La esperanza responde al deseo de felicidad que hay en todos nosotros y nos protege de desalientos y desfallecimientos. Mucha gente piensa, que como en su vida hay pecados a veces sencillamente horribles, las puertas del perdón y de la esperanza están cerradas para ella. En el nº 3 de la “Evangelii gaudium”, el Papa Francisco nos recuerda que “no hay razón para que alguien piense que esta invitación no es para él, porque nadie queda excluido de la alegría reportada por el Señor”… y “Dios no se cansa nunca de perdonar, somos nosotros lo que nos cansamos de acudir a su misericordia”. En un autor fallecido hace pocos años, Paul Ricoeur leí una frase que me encantó: “lo específico del cristiano es la esperanza”. Y aquí es donde está la gran ventaja y superioridad del creyente sobre el no creyente. Nosotros podemos dar razón de nuestra esperanza, que tiene un nombre propio y se llama Jesucristo. No hace muchos días me decía una persona. “cuando tengo un problema, acudo al mejor psiquiatra y psicólogo del mundo, que además me sale gratis y se llama Jesucristo”.
Cuando pienso en mi muerte, es indudable que mi máximo deseo es salvarme, es decir morir en gracia. Pero sobre el modo concreto de morirme, me recordé a aquél que iba a ser ahorcado, pero que solicitó decidir él el árbol donde se realizase su ejecución. Naturalmente no lo encontró. Pero como yo sí tengo que morirme creo que lo mejor es pensar que Dios me quiere entrañablemente y por tanto fiarme de Él. Sé que Él no me va a defraudar.

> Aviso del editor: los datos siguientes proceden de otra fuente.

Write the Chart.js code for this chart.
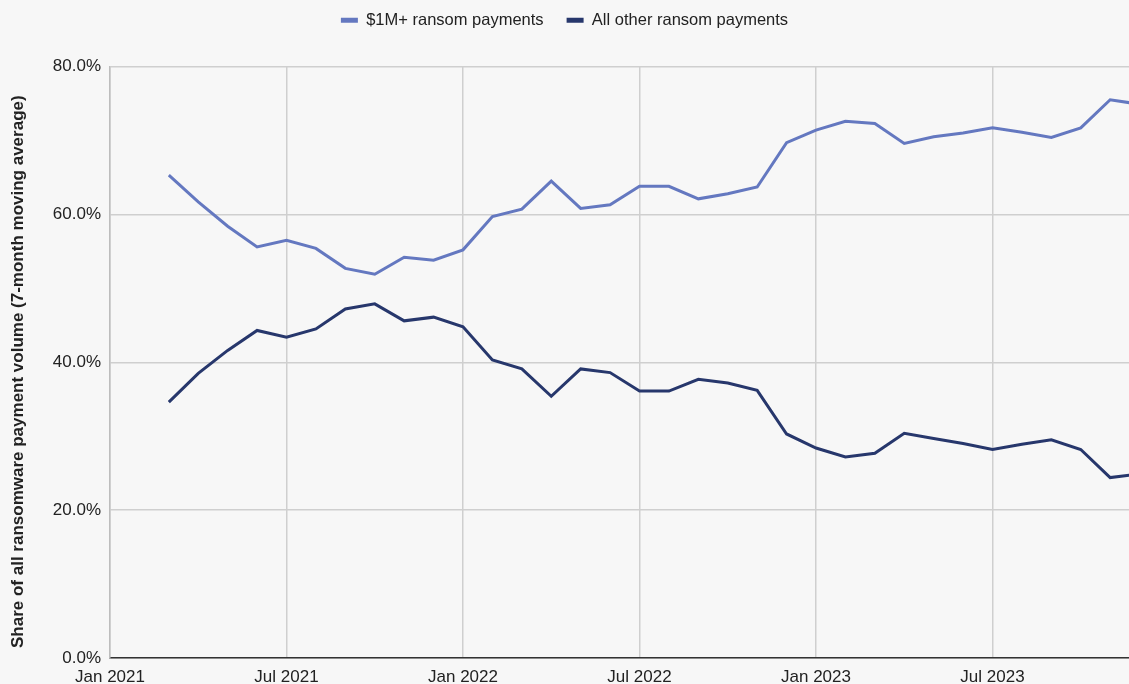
<!DOCTYPE html>
<html>
<head>
<meta charset="utf-8">
<script src="https://cdn.jsdelivr.net/npm/chart.js@4.4.1/dist/chart.umd.min.js"></script>
<style>
  html, body { margin: 0; padding: 0; background: #f7f7f7; overflow: hidden; }
  #wrap { width: 1129px; height: 684px; overflow: hidden; }
  #c { display: block; }
</style>
</head>
<body>
<div id="wrap"><canvas id="c" width="1129" height="700"></canvas></div>
<script>
// ---- Data ----
const months = [
  "Mar 2021","Apr 2021","May 2021","Jun 2021","Jul 2021","Aug 2021","Sep 2021","Oct 2021","Nov 2021","Dec 2021",
  "Jan 2022","Feb 2022","Mar 2022","Apr 2022","May 2022","Jun 2022","Jul 2022","Aug 2022","Sep 2022","Oct 2022","Nov 2022","Dec 2022",
  "Jan 2023","Feb 2023","Mar 2023","Apr 2023","May 2023","Jun 2023","Jul 2023","Aug 2023","Sep 2023","Oct 2023","Nov 2023","Dec 2023"
];
const bigPayments = [
  65.3, 61.7, 58.4, 55.6, 56.5, 55.4, 52.7, 51.9, 54.2, 53.8,
  55.2, 59.7, 60.7, 64.5, 60.8, 61.3, 63.8, 63.8, 62.1, 62.8, 63.7, 69.7,
  71.4, 72.6, 72.3, 69.6, 70.5, 71.0, 71.7, 71.1, 70.4, 71.7, 75.5, 74.9
];
const otherPayments = [
  34.6, 38.5, 41.6, 44.3, 43.4, 44.5, 47.2, 47.9, 45.6, 46.1,
  44.8, 40.3, 39.1, 35.4, 39.1, 38.6, 36.1, 36.1, 37.7, 37.2, 36.2, 30.3,
  28.4, 27.2, 27.7, 30.4, 29.7, 29.0, 28.2, 28.9, 29.5, 28.2, 24.4, 24.9
];
const xTickLabels = ["Jan 2021","Jul 2021","Jan 2022","Jul 2022","Jan 2023","Jul 2023"];
const seriesNames = ["$1M+ ransom payments", "All other ransom payments"];
const yTitle = "Share of all ransomware payment volume (7-month moving average)";

// month label -> month index counted from Jan 2021
const MON = ["Jan","Feb","Mar","Apr","May","Jun","Jul","Aug","Sep","Oct","Nov","Dec"];
function monthIndex(lbl) {
  const [m, y] = lbl.split(" ");
  return (parseInt(y, 10) - 2021) * 12 + MON.indexOf(m);
}
const toPoints = arr => arr.map((v, i) => ({ x: monthIndex(months[i]), y: v }));

const FONT = "'Liberation Sans', Arial, sans-serif";
const TXT = "#222222";

const legendMargin = {
  id: 'legendMargin',
  beforeInit(chart) {
    const origFit = chart.legend.fit;
    chart.legend.fit = function () {
      origFit.bind(chart.legend)();
      this.height += 28;
    };
  }
};
const bg = {
  id: 'bg',
  beforeDraw(chart) {
    const ctx = chart.ctx;
    ctx.save();
    ctx.fillStyle = '#f7f7f7';
    ctx.fillRect(0, 0, chart.width, chart.height);
    ctx.restore();
  }
};

new Chart(document.getElementById('c'), {
  type: 'line',
  data: {
    datasets: [
      {
        label: seriesNames[0],
        data: toPoints(bigPayments),
        borderColor: '#6478c0',
        backgroundColor: '#6478c0',
        borderWidth: 3,
        pointRadius: 0,
        tension: 0
      },
      {
        label: seriesNames[1],
        data: toPoints(otherPayments),
        borderColor: '#27376c',
        backgroundColor: '#27376c',
        borderWidth: 3,
        pointRadius: 0,
        tension: 0
      }
    ]
  },
  options: {
    responsive: false,
    animation: false,
    layout: { padding: { top: -11, right: 0, bottom: 12, left: 0 } },
    plugins: {
      legend: {
        position: 'top',
        labels: {
          boxWidth: 17,
          boxHeight: 5,
          padding: 23,
          color: TXT,
          font: { family: FONT, size: 16.5 },
          generateLabels(chart) {
            const items = Chart.defaults.plugins.legend.labels.generateLabels(chart);
            items.forEach(it => { it.lineWidth = 0; it.strokeStyle = 'rgba(0,0,0,0)'; });
            return items;
          }
        }
      },
      tooltip: { enabled: false }
    },
    scales: {
      x: {
        type: 'linear',
        min: 0,
        max: 34.64,
        afterBuildTicks(scale) {
          scale.ticks = xTickLabels.map((_, i) => ({ value: i * 6 }));
        },
        afterFit(scale) { scale.height = 30; },
        ticks: {
          padding: 9,
          color: TXT,
          font: { family: FONT, size: 17 },
          maxRotation: 0,
          autoSkip: false,
          callback: (v) => xTickLabels[Math.round(v / 6)]
        },
        grid: { color: '#cfcfcf', lineWidth: 1.5, drawTicks: false },
        border: { color: '#333333', width: 1.5 }
      },
      y: {
        min: 0,
        max: 80,
        afterFit(scale) { scale.width = 110; },
        ticks: {
          stepSize: 20,
          padding: 9,
          color: TXT,
          font: { family: FONT, size: 17 },
          callback: (v) => v.toFixed(1) + '%'
        },
        grid: { color: '#cfcfcf', lineWidth: 1.5, drawTicks: false },
        border: { color: '#bdbdbd', width: 1.5 },
        title: {
          display: true,
          text: yTitle + '    ',
          color: TXT,
          font: { family: FONT, size: 17, weight: 'bold' },
          padding: { top: 8, bottom: 4 }
        }
      }
    }
  },
  plugins: [legendMargin, bg]
});
</script>
</body>
</html>
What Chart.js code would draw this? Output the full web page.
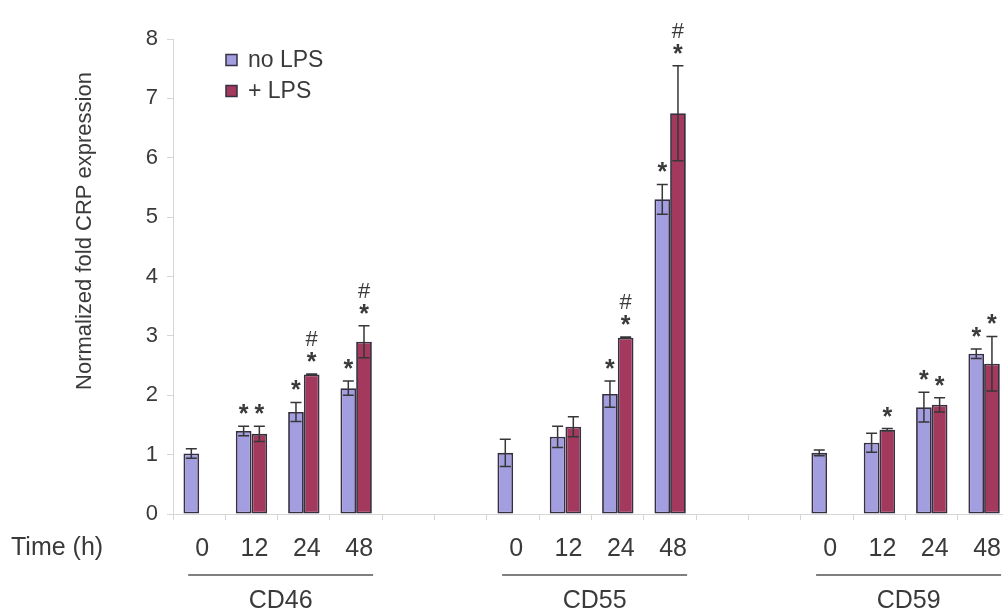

Como creyente que soy, tengo que valorar mi actuar en esta vida. Es indiscutible que los valores humanos pueden, e incluso deben, ser asumidos por mi conciencia cristiana, al igual que hizo san Pablo con los valores paganos de la hospitalidad, veracidad, templanza, amistad etc. El mandamiento del amor me lleva como primer paso al amor hacia el prójimo, a respetarle en su dignidad humana, en sus derechos inalienables, los llamados derechos humanos, que proceden de la dignidad intrínseca de cada uno de nosotros, como hijos de Dios que somos. Ello supone un primer paso, todavía muy imperfecto, en el camino del amor. Estos valores los debo realizar en la dimensión del presente. De nada vale que yo crea en la libertad o en la justicia, si no intento realizarlos ya, en el momento presente, en la historia que me ha tocado vivir. Pero como son valores eternos, sé que la realización de ellos en este mundo no deja de ser imperfecta, por lo que creo en su realización plena más allá de la Historia, en el más allá, en ese Reino de Dios que ha comenzado y que está presente entre nosotros, pero que no puede alcanzar en esta vida su total plenitud, sino tras nuestra resurrección, en eso que es el Reino de la Verdad, de la Justicia, de la Paz y del Amor, todo ello con mayúsculas, porque se trata del reino de Dios en su plenitud, sin las imperfecciones de nuestra vida temporal. Si Dios no existe, si todo termina con la muerte, si Cristo no ha resucitado y no hay resurrección, el propio San Pablo nos dice en 1ª Corintios 15: “nuestra fe es vana” (v. 14) y “somos los más desgraciados de toda la humanidad” (v. 19). Pero la fe, esperanza y alegría cristiana nos dan la convicción que, afortunadamente para nosotros, las cosas no son así.